> [What is being asked]: Make an exact copy of all the material below, apart from the pictures.

> [Recorded information]:
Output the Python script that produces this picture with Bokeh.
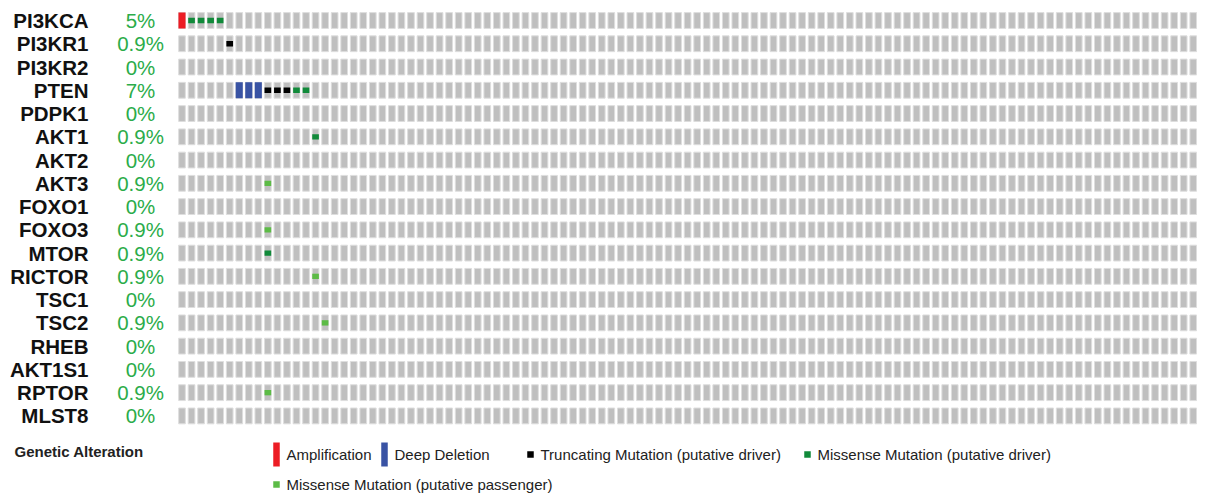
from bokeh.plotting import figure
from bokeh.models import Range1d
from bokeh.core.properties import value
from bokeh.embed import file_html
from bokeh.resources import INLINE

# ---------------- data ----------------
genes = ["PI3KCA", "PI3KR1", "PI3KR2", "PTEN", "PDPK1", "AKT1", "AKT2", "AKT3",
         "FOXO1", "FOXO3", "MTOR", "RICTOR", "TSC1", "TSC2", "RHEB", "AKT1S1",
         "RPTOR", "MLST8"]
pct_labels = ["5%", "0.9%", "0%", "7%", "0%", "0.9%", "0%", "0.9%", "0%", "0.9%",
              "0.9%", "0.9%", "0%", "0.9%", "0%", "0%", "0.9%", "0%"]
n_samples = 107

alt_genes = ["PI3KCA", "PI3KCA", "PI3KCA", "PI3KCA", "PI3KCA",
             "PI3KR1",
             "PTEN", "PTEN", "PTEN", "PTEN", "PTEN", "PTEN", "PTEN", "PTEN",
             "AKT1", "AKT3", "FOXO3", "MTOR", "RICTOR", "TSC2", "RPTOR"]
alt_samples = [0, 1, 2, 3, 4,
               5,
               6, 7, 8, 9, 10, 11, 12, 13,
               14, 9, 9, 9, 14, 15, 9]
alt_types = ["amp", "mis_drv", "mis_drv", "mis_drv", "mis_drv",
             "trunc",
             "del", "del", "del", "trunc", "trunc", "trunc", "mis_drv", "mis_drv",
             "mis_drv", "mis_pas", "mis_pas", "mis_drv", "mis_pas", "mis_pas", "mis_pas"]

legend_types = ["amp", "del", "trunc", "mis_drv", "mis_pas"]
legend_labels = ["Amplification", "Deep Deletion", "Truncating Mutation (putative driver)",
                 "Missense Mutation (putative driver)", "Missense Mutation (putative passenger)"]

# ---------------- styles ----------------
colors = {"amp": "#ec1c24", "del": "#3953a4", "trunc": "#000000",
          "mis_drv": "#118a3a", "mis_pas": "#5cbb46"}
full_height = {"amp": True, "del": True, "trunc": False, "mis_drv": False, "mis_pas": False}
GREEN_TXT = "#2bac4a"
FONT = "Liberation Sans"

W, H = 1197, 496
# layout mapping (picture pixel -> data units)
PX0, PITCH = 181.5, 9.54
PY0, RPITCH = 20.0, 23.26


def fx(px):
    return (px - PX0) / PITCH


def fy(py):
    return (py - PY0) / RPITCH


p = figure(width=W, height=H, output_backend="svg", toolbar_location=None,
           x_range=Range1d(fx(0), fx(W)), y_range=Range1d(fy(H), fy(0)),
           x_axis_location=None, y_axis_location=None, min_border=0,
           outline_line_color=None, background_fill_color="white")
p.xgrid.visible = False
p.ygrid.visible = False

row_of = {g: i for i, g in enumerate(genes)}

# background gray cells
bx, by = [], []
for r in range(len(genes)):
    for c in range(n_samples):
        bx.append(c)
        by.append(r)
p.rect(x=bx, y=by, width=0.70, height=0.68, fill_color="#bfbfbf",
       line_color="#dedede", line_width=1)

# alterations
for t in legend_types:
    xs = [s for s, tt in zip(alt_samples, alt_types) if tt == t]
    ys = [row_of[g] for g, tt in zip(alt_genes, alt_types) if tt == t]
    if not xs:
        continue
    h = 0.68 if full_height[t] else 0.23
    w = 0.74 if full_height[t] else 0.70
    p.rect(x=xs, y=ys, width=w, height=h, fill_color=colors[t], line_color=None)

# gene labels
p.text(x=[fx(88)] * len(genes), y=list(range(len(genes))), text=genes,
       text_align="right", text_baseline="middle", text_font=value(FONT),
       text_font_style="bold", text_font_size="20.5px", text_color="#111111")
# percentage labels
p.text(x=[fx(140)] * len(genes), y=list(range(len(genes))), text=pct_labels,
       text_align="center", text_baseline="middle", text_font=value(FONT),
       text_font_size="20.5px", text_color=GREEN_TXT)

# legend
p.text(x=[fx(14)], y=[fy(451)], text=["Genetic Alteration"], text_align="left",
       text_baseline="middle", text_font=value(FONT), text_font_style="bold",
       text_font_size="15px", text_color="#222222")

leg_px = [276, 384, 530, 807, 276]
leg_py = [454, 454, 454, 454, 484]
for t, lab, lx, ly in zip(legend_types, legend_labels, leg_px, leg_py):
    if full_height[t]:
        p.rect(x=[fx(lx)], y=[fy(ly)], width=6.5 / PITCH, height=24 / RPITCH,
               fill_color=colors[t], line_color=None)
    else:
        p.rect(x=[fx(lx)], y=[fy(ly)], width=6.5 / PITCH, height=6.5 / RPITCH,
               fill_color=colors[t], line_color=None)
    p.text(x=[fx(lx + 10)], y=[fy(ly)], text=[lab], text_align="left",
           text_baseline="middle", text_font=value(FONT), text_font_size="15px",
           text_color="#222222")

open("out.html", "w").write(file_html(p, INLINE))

> [Exercise answer]:
Output the Python script that produces this picture with Bokeh.
from bokeh.plotting import figure
from bokeh.models import Range1d
from bokeh.core.properties import value
from bokeh.embed import file_html
from bokeh.resources import INLINE

# ---------------- data ----------------
genes = ["PI3KCA", "PI3KR1", "PI3KR2", "PTEN", "PDPK1", "AKT1", "AKT2", "AKT3",
         "FOXO1", "FOXO3", "MTOR", "RICTOR", "TSC1", "TSC2", "RHEB", "AKT1S1",
         "RPTOR", "MLST8"]
pct_labels = ["5%", "0.9%", "0%", "7%", "0%", "0.9%", "0%", "0.9%", "0%", "0.9%",
              "0.9%", "0.9%", "0%", "0.9%", "0%", "0%", "0.9%", "0%"]
n_samples = 107

alt_genes = ["PI3KCA", "PI3KCA", "PI3KCA", "PI3KCA", "PI3KCA",
             "PI3KR1",
             "PTEN", "PTEN", "PTEN", "PTEN", "PTEN", "PTEN", "PTEN", "PTEN",
             "AKT1", "AKT3", "FOXO3", "MTOR", "RICTOR", "TSC2", "RPTOR"]
alt_samples = [0, 1, 2, 3, 4,
               5,
               6, 7, 8, 9, 10, 11, 12, 13,
               14, 9, 9, 9, 14, 15, 9]
alt_types = ["amp", "mis_drv", "mis_drv", "mis_drv", "mis_drv",
             "trunc",
             "del", "del", "del", "trunc", "trunc", "trunc", "mis_drv", "mis_drv",
             "mis_drv", "mis_pas", "mis_pas", "mis_drv", "mis_pas", "mis_pas", "mis_pas"]

legend_types = ["amp", "del", "trunc", "mis_drv", "mis_pas"]
legend_labels = ["Amplification", "Deep Deletion", "Truncating Mutation (putative driver)",
                 "Missense Mutation (putative driver)", "Missense Mutation (putative passenger)"]

# ---------------- styles ----------------
colors = {"amp": "#ec1c24", "del": "#3953a4", "trunc": "#000000",
          "mis_drv": "#118a3a", "mis_pas": "#5cbb46"}
full_height = {"amp": True, "del": True, "trunc": False, "mis_drv": False, "mis_pas": False}
GREEN_TXT = "#2bac4a"
FONT = "Liberation Sans"

W, H = 1197, 496
# layout mapping (picture pixel -> data units)
PX0, PITCH = 181.5, 9.54
PY0, RPITCH = 20.0, 23.26


def fx(px):
    return (px - PX0) / PITCH


def fy(py):
    return (py - PY0) / RPITCH


p = figure(width=W, height=H, output_backend="svg", toolbar_location=None,
           x_range=Range1d(fx(0), fx(W)), y_range=Range1d(fy(H), fy(0)),
           x_axis_location=None, y_axis_location=None, min_border=0,
           outline_line_color=None, background_fill_color="white")
p.xgrid.visible = False
p.ygrid.visible = False

row_of = {g: i for i, g in enumerate(genes)}

# background gray cells
bx, by = [], []
for r in range(len(genes)):
    for c in range(n_samples):
        bx.append(c)
        by.append(r)
p.rect(x=bx, y=by, width=0.70, height=0.68, fill_color="#bfbfbf",
       line_color="#dedede", line_width=1)

# alterations
for t in legend_types:
    xs = [s for s, tt in zip(alt_samples, alt_types) if tt == t]
    ys = [row_of[g] for g, tt in zip(alt_genes, alt_types) if tt == t]
    if not xs:
        continue
    h = 0.68 if full_height[t] else 0.23
    w = 0.74 if full_height[t] else 0.70
    p.rect(x=xs, y=ys, width=w, height=h, fill_color=colors[t], line_color=None)

# gene labels
p.text(x=[fx(88)] * len(genes), y=list(range(len(genes))), text=genes,
       text_align="right", text_baseline="middle", text_font=value(FONT),
       text_font_style="bold", text_font_size="20.5px", text_color="#111111")
# percentage labels
p.text(x=[fx(140)] * len(genes), y=list(range(len(genes))), text=pct_labels,
       text_align="center", text_baseline="middle", text_font=value(FONT),
       text_font_size="20.5px", text_color=GREEN_TXT)

# legend
p.text(x=[fx(14)], y=[fy(451)], text=["Genetic Alteration"], text_align="left",
       text_baseline="middle", text_font=value(FONT), text_font_style="bold",
       text_font_size="15px", text_color="#222222")

leg_px = [276, 384, 530, 807, 276]
leg_py = [454, 454, 454, 454, 484]
for t, lab, lx, ly in zip(legend_types, legend_labels, leg_px, leg_py):
    if full_height[t]:
        p.rect(x=[fx(lx)], y=[fy(ly)], width=6.5 / PITCH, height=24 / RPITCH,
               fill_color=colors[t], line_color=None)
    else:
        p.rect(x=[fx(lx)], y=[fy(ly)], width=6.5 / PITCH, height=6.5 / RPITCH,
               fill_color=colors[t], line_color=None)
    p.text(x=[fx(lx + 10)], y=[fy(ly)], text=[lab], text_align="left",
           text_baseline="middle", text_font=value(FONT), text_font_size="15px",
           text_color="#222222")

open("out.html", "w").write(file_html(p, INLINE))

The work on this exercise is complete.